I asked Bob Kahn, the father of TCP/IP, and he made the point that the Internet is a Best Effort network and if you change that, well, you no longer have the Internet.

Why is nobody –- NOBODY -– mentioning Moore’s Law in this discussion? The Internet is today 1,000 times the size it was in 1996, yet these discussions tend to view network growth as static.

The real question is whether the Telecommunications Act of 1996 even needs re-writing and that comes down to something Congress probably doesn’t want to consider –- that they aren’t all-powerful after all. The Internet has grown beyond Congress’ ability to control it. So they can bow to special interests, change the law, and ultimately prove their own impotence. Or they can do nothing and fight again another day.

I think his point about the dymanic nature of the internet is excellent. Do we really need to address current performance problems when cheap 10GE is here and 100GE around the corner? How do you control such a complex, dynamic system for any appreciable length of time before it adapts to your controls? Obviously you would need to create rules (policies) for what actions are permitted, which ones are favored over others, a process which is mainly and rightly left up to the network security professionals working for end users (and increasingly home users). The current internet basically leaves it up to the end users to create and manage their own policies, with some exceptions (typically laws related to harming others) which are built into the acceptable use policies of ISPs. Basically it is an “enduser beware” system offering enormous flexibility and unprecendented access to services and information.

Increasingly, policy makers and ISPs are realizing how powerful they could be if they managed to enforce additional policies related to, for example, voice traffic or file sharing. Unfortunately the historically network neutral network vendors (such as Cisco, Juniper etc) are realizing they can help create a new market for far more complicated network devices which can play a part in a tightly regulated and commericalized internet. It used to be if you needed to enforce policies you turned to security vendors, but now all the big network companies have bought security companies and of course they are trying to move up the value stack since network equipment is effectively commoditized. Routers and switches are dirt cheap and there is no margin to be made in this segment.

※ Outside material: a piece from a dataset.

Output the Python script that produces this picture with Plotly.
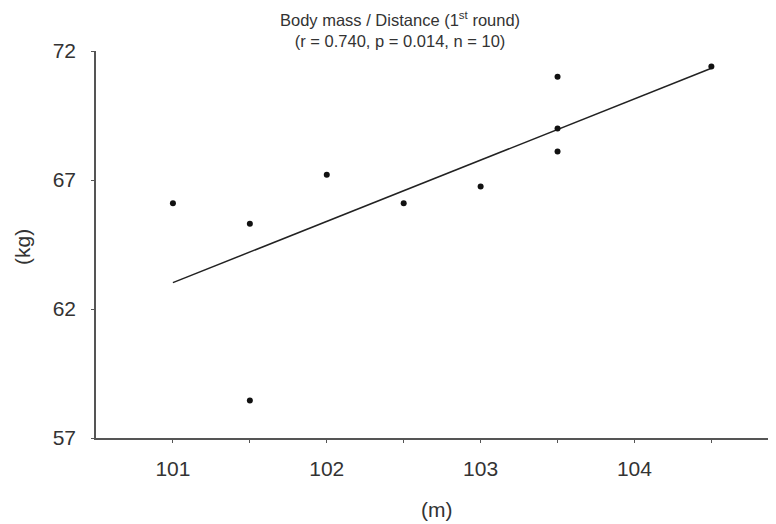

So to come back to the question at hand: what do we get when ISPs start controlling our use of applications (they’re already started by the way – blocking certain ports and rate limiting P2P traffic) and start to favour their own applications (or their partners’ applications) over the ones you really want to run? Well the problem comes down to choice. If I have a choice about what network to be on and the extent to which I will be regulated that might be ok. But partial control is not what the stakeholders are envisioning.
This is a political play by lobby groups and a profit motivated move by network vendors and telecom. It is contrary to the philosophy in which the internet was invented and grew. It is a play for power and control. My message to them: stop taking the internet for granted: the public, taxpayer-funded standards-guided internet that allowed you to make a fortune in the first place is being jeopardized and could fragment into a collection of private networks. If too much control and regulation appears on our internet, a new public internet will emerge from the ashes of the original and it won’t use any of your name brand equipment.